Earlier, reports had also circulated about White House events for American Muslims. In 1997, Mr. Emerson himself gave a speech in Canada in which he claimed that American Muslims with ties to extremist organizations were being hosted at the White House.

Despite this previous coverage, the Daily News account took off.

"When she returns $50,000 from Muslim donors in an election which has a high-profile Middle East component, that's a good story," said Dean Murphy, who covered the story for The Times.

It got a second wind with a phone-call campaign launched by the state Republican Party which, according to the Post, informed New Yorkers that Mrs. Clinton had accepted money from a group which "openly brags about its support for a Mideast terrorism group, the same kind of terrorism that killed our sailors" on the U.S.S. Cole.
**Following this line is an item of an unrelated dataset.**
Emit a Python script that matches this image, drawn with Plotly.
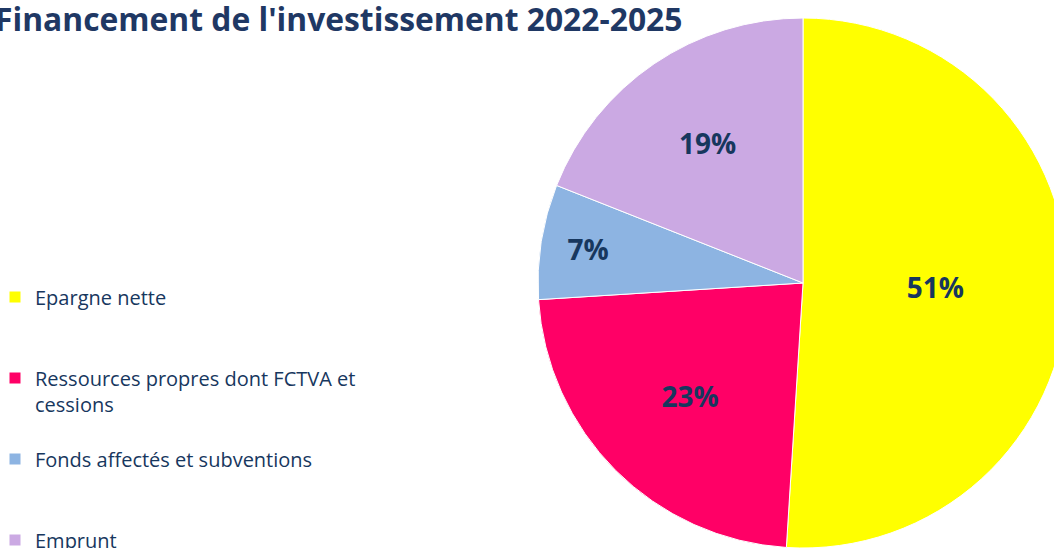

Like the Republican callers, reporters repeatedly conflated two separate fundraising episodes, equating the $50,000 raised by members of the American Muslim Alliance with the $1,000 donation from the board member of the American Muslim Council. (No evidence has been published linking the Alliance to the more radical groups supported by the Council board member, Abdurahman Alamoudi.)

Yet Daily News political editor Michael Kramer wrote on Oct. 29: "Hillary's in trouble with the Jews-again. This time it's because she accepted $50,000 from a group of American Muslims sympathetic to Hamas, the anti-Israel terrorist organization."

All objective reporting about the money and the contributors seemed to have stopped as soon as the Clinton campaign declared the money objectionable. But maybe that's for the best. Said one veteran political reporter: "The time to have an intelligent dialogue on foreign policy is not in the final days of a New York Senate campaign. That time has passed."